Julie est écrite à deux voix, deux cultures – l’anglais et le français se complètent avec nostalgie dans des phrases partagées comme les souvenirs qu’elles évoquent. Laura Etchegoyhen répond en écho aux paroles de François Marry.
Par le passé sur une musique itérative, comme un clin d’œil à Steve Reich, évoque le repentir en douceur des blessures d’une séparation infligée à un être aimé… La mélodie égrène et accompagne les sentiments qui voyagent, comme s’écoule l’eau, pour revenir à la source. La voix suave au intonations parfois languissantes prend les accents chers à Dominique A.
Dans Holly Golightly, le ton devient enjoué et entrainant. Il est fait référence à l’espièglerie du personnage interprété par Audrey Hepburn dans Diamants sur canapés ; doux mélange de joie de vivre, d’inconscience assumée, d’une fuite en avant à la recherche d’une protection « Hush up in the bough, colour up my eyes and I’m ready ; I’m ready too ; And I follow you »
Avec une voix épousant une musique, Lee-Ann & Lucie surfe par une torpeur bienveillante sur le rivage d’un paradis rêvé d’un endless summer.
Tourne Autour comme dans le chant XII de l’Odyssée d’Homère – celui des sirènes – la stratégie d’approche d’un Ulysse, sur son 31, patient et déterminé qui s’est satellisé dans des mondes fabuleux dont il maitrise la magie pour mieux atteindre un amour séducteur, versatile, parfois indifférent mais inexorablement attractif.
Bien que cette satellisation concentrique et hypnotique traverse des univers fantasmés, on n’est pas loin du Twenty two bar ce soir-là ….
Si le thème de la rupture est très présent dans cet album, Revu évoque, au détour de retrouvailles fortuites (?), celui de vivre des sentiments passés que l’on tente de faire renaitre maladroitement sans comprendre ce que l’on souhaite, entre gêne et désir.
L’apaisement revient avec Gold & Lips, une balade solaire et aérienne avant de replonger dans l’univers urbain de Dans un taxi.

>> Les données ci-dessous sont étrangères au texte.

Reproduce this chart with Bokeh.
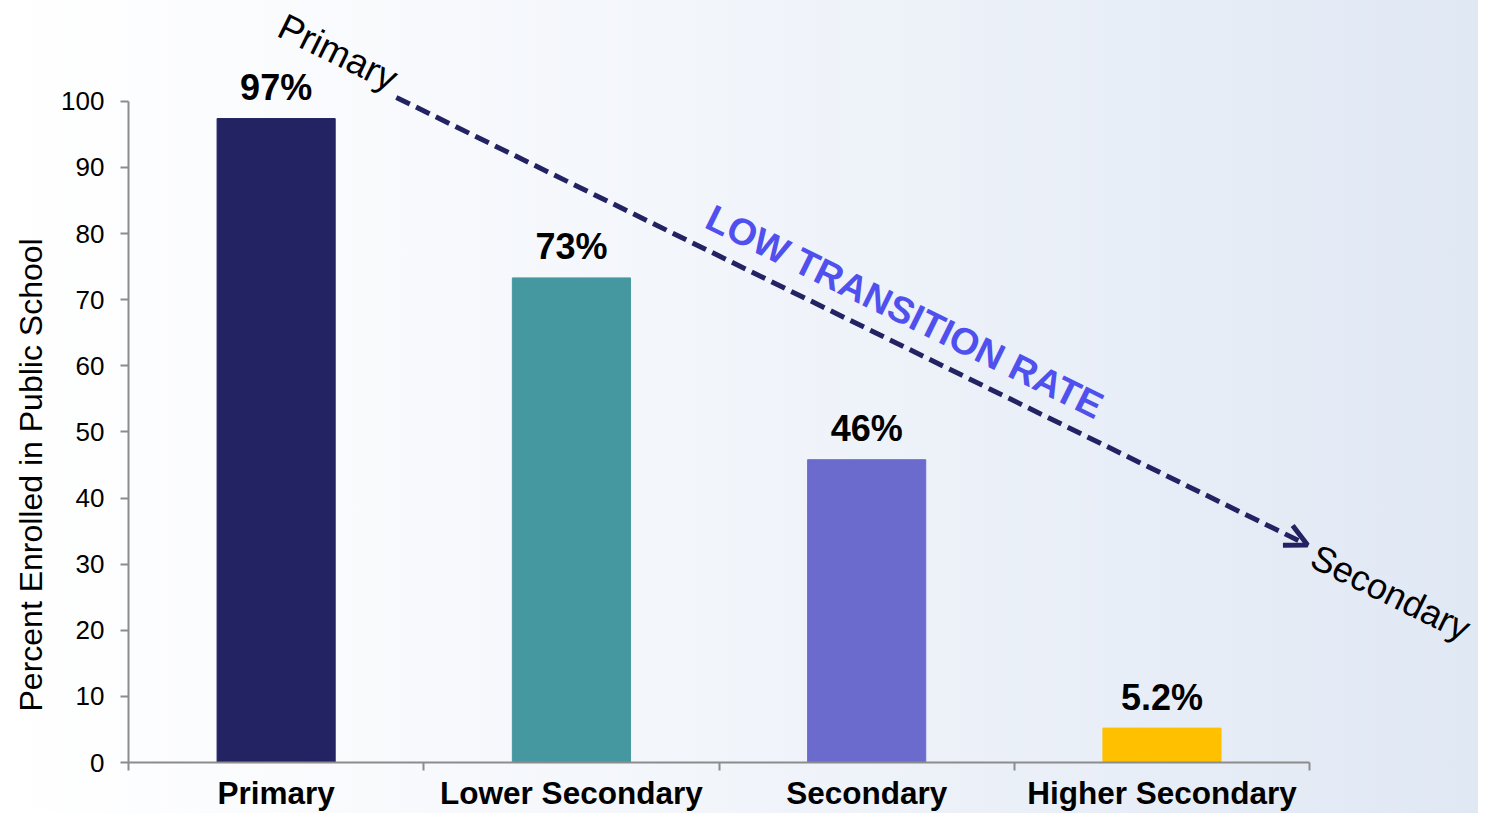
import math
from bokeh.plotting import figure
from bokeh.models import Range1d, FixedTicker, Arrow, OpenHead, Title, ColumnDataSource
from bokeh.core.properties import value
from bokeh.embed import file_html
from bokeh.resources import INLINE

# ---- data ----
categories = ["Primary", "Lower Secondary", "Secondary", "Higher Secondary"]
enrolled = [97.4, 73.3, 45.8, 5.2]
value_labels = ["97%", "73%", "46%", "5.2%"]
bar_colors = ["#232263", "#4698a0", "#6b6bcd", "#ffc000"]
y_ticks = [0, 10, 20, 30, 40, 50, 60, 70, 80, 90, 100]
y_title = "Percent Enrolled in Public School"

# annotation texts
note_texts = ["Primary", "Secondary"]
note_x = [0.709, 4.275]
note_y = [107.4, 25.7]
trend_text = ["LOW TRANSITION RATE"]
trend_x = [2.629]
trend_y = [68.2]
arrow_from = (0.907, 100.6)
arrow_to = (3.993, 32.9)

FONT = "Liberation Sans"
positions = [i + 0.5 for i in range(len(categories))]

p = figure(width=1478, height=813, output_backend="svg", toolbar_location=None,
           x_range=Range1d(0, 4.572), y_range=Range1d(0, 115.26),
           min_border_left=127, min_border_right=0, min_border_top=0, min_border_bottom=50)
p.outline_line_color = None
p.grid.visible = False
p.background_fill_alpha = 0
p.border_fill_alpha = 0
p.styles = {"background": "linear-gradient(90deg, #ffffff 0%, #f3f6fb 45%, #e0e8f4 100%)"}

src = ColumnDataSource(dict(x=positions, top=enrolled, lab=value_labels, color=bar_colors))
p.vbar(x="x", top="top", width=0.4, color="color", source=src)
p.text(x="x", y="top", text="lab", source=src, text_align="center", text_baseline="alphabetic",
       y_offset=-31, text_font=value(FONT), text_font_style="bold", text_font_size="36px",
       text_color="#000000")

# axes
xa = p.xaxis[0]
xa.ticker = FixedTicker(ticks=positions, minor_ticks=[0, 1, 2, 3, 4])
xa.major_label_overrides = {pos: c for pos, c in zip(positions, categories)}
xa.bounds = (0, len(categories))
xa.major_tick_out = 0
xa.major_tick_in = 0
xa.minor_tick_out = 8
xa.minor_tick_in = 0
xa.minor_tick_line_color = "#8c8c8c"
xa.minor_tick_line_width = 2
xa.axis_line_color = "#8c8c8c"
xa.axis_line_width = 2
xa.major_label_text_font = FONT
xa.major_label_text_font_style = "bold"
xa.major_label_text_font_size = "31.5px"
xa.major_label_text_color = "#000000"
xa.major_label_standoff = 4

ya = p.yaxis[0]
ya.ticker = FixedTicker(ticks=y_ticks, minor_ticks=[])
ya.bounds = (0, 100)
ya.major_tick_out = 8
ya.major_tick_in = 0
ya.major_tick_line_color = "#8c8c8c"
ya.major_tick_line_width = 2
ya.axis_line_color = "#8c8c8c"
ya.axis_line_width = 2
ya.major_label_text_font = FONT
ya.major_label_text_font_size = "26px"
ya.major_label_text_color = "#000000"
ya.major_label_standoff = 16

p.add_layout(Title(text=y_title, align="left", offset=51, standoff=20, text_font=FONT,
                   text_font_size="32px", text_font_style="normal", text_color="#000000"), "left")

# trend arrow
p.add_layout(Arrow(x_start=arrow_from[0], y_start=arrow_from[1], x_end=arrow_to[0], y_end=arrow_to[1],
                   line_color="#232263", line_width=5, line_dash="15 7",
                   end=OpenHead(size=22, line_color="#232263", line_width=5)))

ang = -0.457
p.text(x=note_x, y=note_y, text=note_texts, angle=ang, text_align="center", text_baseline="middle",
       text_font=value(FONT), text_font_size=["37px", "36px"], text_color="#000000")
p.text(x=trend_x, y=trend_y, text=trend_text, angle=ang, text_align="center", text_baseline="middle",
       text_font=value(FONT), text_font_style="bold", text_font_size="37.5px", text_color="#5050ee")

open("out.html", "w").write(file_html(p, INLINE))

Le rythme devient nonchalant, pour traverser flegmatique, cette jungle urbaine. Cadencé par une boite à rythme, cette course indolente se déroule en clair-obscur. La chaleur de la nuit suinte et ralentit les mouvements. Seule la scansion impulsée par un gimmick électronique nous sort de la torpeur.
Lorsqu’une banane murit elle émet une luminescence bleue dans le spectre des UV, invisible pour nous humains, mais véritable marqueur pour de nombreux animaux. Si on ne peut plus vraiment parler de maturité après le septième album, le temps de l’âge de raison est peut-être venu. Apprivoiser ses souvenirs, ses pensées, ses sentiments, ses écorchures et garder ce côté bohême, celui qui permet de ne pas appartenir à un lieu tout en se sentant bien partout ; et comme en intro du morceau Revu, pouvoir soupirer.